Verzoekster heeft zich beroepen op een belangenafweging. Zij stelt dat zij onevenredig veel nadeel ondervindt van de beslissing van USZV omdat zij kostwinner is, geen inkomen meer heeft en daardoor de huur van haar woning en de verzorging van haar vijf honden niet meer kan betalen. Het Gerecht is van oordeel dat het belang van het Land om op te treden tegen fraude in de gezondheidszorg, hetgeen een directe impact heeft op de zorgkosten die uiteindelijk worden gedragen door de samenleving in zijn geheel, zwaarder gewicht in de schaal legt dan het belang van verzoekster om weer te worden ingeschreven als medewerkende fysiotherapeut, mede met inachtneming van hetgeen hiervoor is overwogen onder rov. 6.3. Het belang van haar patiënten is niet het belang van verzoekster zelf. Zij kunnen ook elders op het eiland een fysiotherapeutische behandeling krijgen.
6.4.
De vorderingen onder i) en ii) zullen gelet op het voorgaande worden afgewezen.
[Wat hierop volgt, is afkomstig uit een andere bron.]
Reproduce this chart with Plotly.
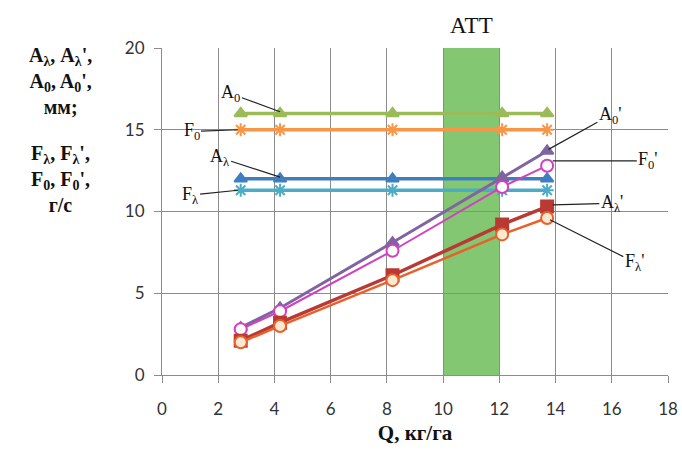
import plotly.graph_objects as go

# Application rate, kg/ha
q = [2.8, 4.2, 8.2, 12.1, 13.7]

# Constant reference levels
a0 = [16.0, 16.0, 16.0, 16.0, 16.0]
f0 = [15.0, 15.0, 15.0, 15.0, 15.0]
a_lam = [12.0, 12.0, 12.0, 12.0, 12.0]
f_lam = [11.3, 11.3, 11.3, 11.3, 11.3]

# Measured series
a0_p = [2.9, 4.1, 8.1, 12.1, 13.7]
f0_p = [2.8, 3.9, 7.6, 11.5, 12.8]
a_lam_p = [2.1, 3.2, 6.1, 9.2, 10.3]
f_lam_p = [2.0, 3.0, 5.8, 8.6, 9.6]

att_range = [10, 12]

fig = go.Figure()

# ATT zone
fig.add_shape(type="rect", xref="x", yref="paper", x0=att_range[0], x1=att_range[1],
              y0=0, y1=1, fillcolor="#7DC46A", opacity=0.95, line_width=0, layer="below")

def add(y, color, symbol, width=3.5, msize=11, mfill=None, mline=None):
    fig.add_trace(go.Scatter(
        x=q, y=y, mode="lines+markers",
        line=dict(color=color, width=width),
        marker=dict(symbol=symbol, size=msize, color=mfill or color,
                    line=dict(color=mline or color, width=2)),
        showlegend=False))

add(a0, "#9BBB59", "triangle-up")
add(f0, "#F79646", "asterisk", mline="#F79646")
add(a_lam, "#3F7FBF", "triangle-up")
add(f_lam, "#4BACC6", "asterisk", mline="#4BACC6")
add(a0_p, "#8064A2", "triangle-up", width=3)
add(f0_p, "#D040C0", "circle", width=2, msize=12, mfill="white", mline="#D040C0")
add(a_lam_p, "#B83A32", "square", width=3.5, msize=12)
add(f_lam_p, "#E8602C", "circle", width=2.5, msize=12, mfill="#FDE9D0", mline="#E8602C")

serif = "Liberation Serif, Times New Roman, serif"

# Series labels with leader lines: (text, label x, label y, point x, point y)
labels = [
    ("A<sub>0</sub>", 2.45, 17.2, 4.2, 16.1),
    ("F<sub>0</sub>", 1.05, 14.9, 2.7, 15.0),
    ("A<sub>λ</sub>", 2.05, 13.3, 4.2, 12.1),
    ("F<sub>λ</sub>", 1.0, 11.0, 2.7, 11.3),
    ("A<sub>0</sub>'", 15.95, 15.9, 13.75, 13.8),
    ("F<sub>0</sub>'", 17.3, 13.1, 13.9, 13.1),
    ("A<sub>λ</sub>'", 16.0, 10.5, 13.9, 10.4),
    ("F<sub>λ</sub>'", 16.8, 6.9, 13.8, 9.5),
]
for text, lx, ly, px, py in labels:
    fig.add_annotation(x=px, y=py, ax=lx, ay=ly, xref="x", yref="y", axref="x", ayref="y",
                       text=text, showarrow=True, arrowhead=0, arrowwidth=1.2,
                       arrowcolor="#222222", standoff=0,
                       font=dict(family=serif, size=18, color="#111111"))

fig.add_annotation(x=(att_range[0] + att_range[1]) / 2, y=1.0, xref="x", yref="paper",
                   yanchor="bottom", yshift=8, text="АТТ", showarrow=False,
                   font=dict(family=serif, size=23, color="#111111"))

fig.add_annotation(x=60, y=42, xref="paper", yref="paper", xanchor="center", yanchor="top",
                   text="<b>A<sub>λ</sub>, A<sub>λ</sub>',<br>A<sub>0</sub>, A<sub>0</sub>',<br>мм;</b>",
                   showarrow=False, align="center",
                   font=dict(family=serif, size=20, color="#111111"))
fig.add_annotation(x=60, y=140, xref="paper", yref="paper", xanchor="center", yanchor="top",
                   text="<b>F<sub>λ</sub>, F<sub>λ</sub>',<br>F<sub>0</sub>, F<sub>0</sub>',<br>г/с</b>",
                   showarrow=False, align="center",
                   font=dict(family=serif, size=20, color="#111111"))

tick_font = dict(family="Lato, Open Sans, sans-serif", size=17, color="#333333")
fig.update_xaxes(range=[0, 18], dtick=2, tick0=0, showgrid=True, gridcolor="#8C8C8C", gridwidth=1,
                 showline=True, linecolor="#8C8C8C", ticks="outside", ticklen=7, tickcolor="#8C8C8C",
                 ticklabelstandoff=12,
                 tickfont=tick_font, zeroline=False, automargin=False,
                 title=dict(text="<b>Q, кг/га</b>", font=dict(family=serif, size=21, color="#111111"),
                            standoff=6))
fig.update_yaxes(range=[0, 20], dtick=5, tick0=0, showgrid=True, gridcolor="#8C8C8C", gridwidth=1,
                 showline=True, linecolor="#8C8C8C", ticks="outside", ticklen=7, tickcolor="#8C8C8C",
                 ticklabelstandoff=6,
                 tickfont=tick_font, zeroline=False, automargin=False)

fig.update_layout(width=682, height=452, margin=dict(l=162, r=14, t=48, b=77),
                  plot_bgcolor="white", paper_bgcolor="white", showlegend=False)

# left-side title blocks are placed in pixel terms, converted to paper fractions
pw = 682 - 162 - 14
ph = 452 - 48 - 77
for ann in fig.layout.annotations[-2:]:
    ann.x = (ann.x - 162) / pw
    ann.y = 1 - (ann.y - 48) / ph

fig.write_html("out.html")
De voorzieningenrechter ziet geen aanleiding tot het treffen van een andersoortige voorzieningen, zoals verzoekster onder iv) heeft gevorderd, zodat deze ook zal worden afgewezen.
6.5.
Vordering onder iii) strandt omdat de vordering tot betaling van de nog openstaande declaraties een civielrechtelijke vordering betreft en niet thuis hoort in een voorlopige voorzieningenprocedure.
6.6.
Het Gerecht ziet geen aanleiding voor een proceskostenveroordeling.
7. De beslissing
Het Gerecht:
wijst het gevorderde af.
Deze uitspraak is gedaan door mr. Th.G. Lautenbach, rechter in het Gerecht in eerste aanleg te Sint Maarten, en uitgesproken in het openbaar in tegenwoordigheid van de griffier op 25 oktober 2023.
Tegen deze beslissing is geen hoger beroep mogelijk.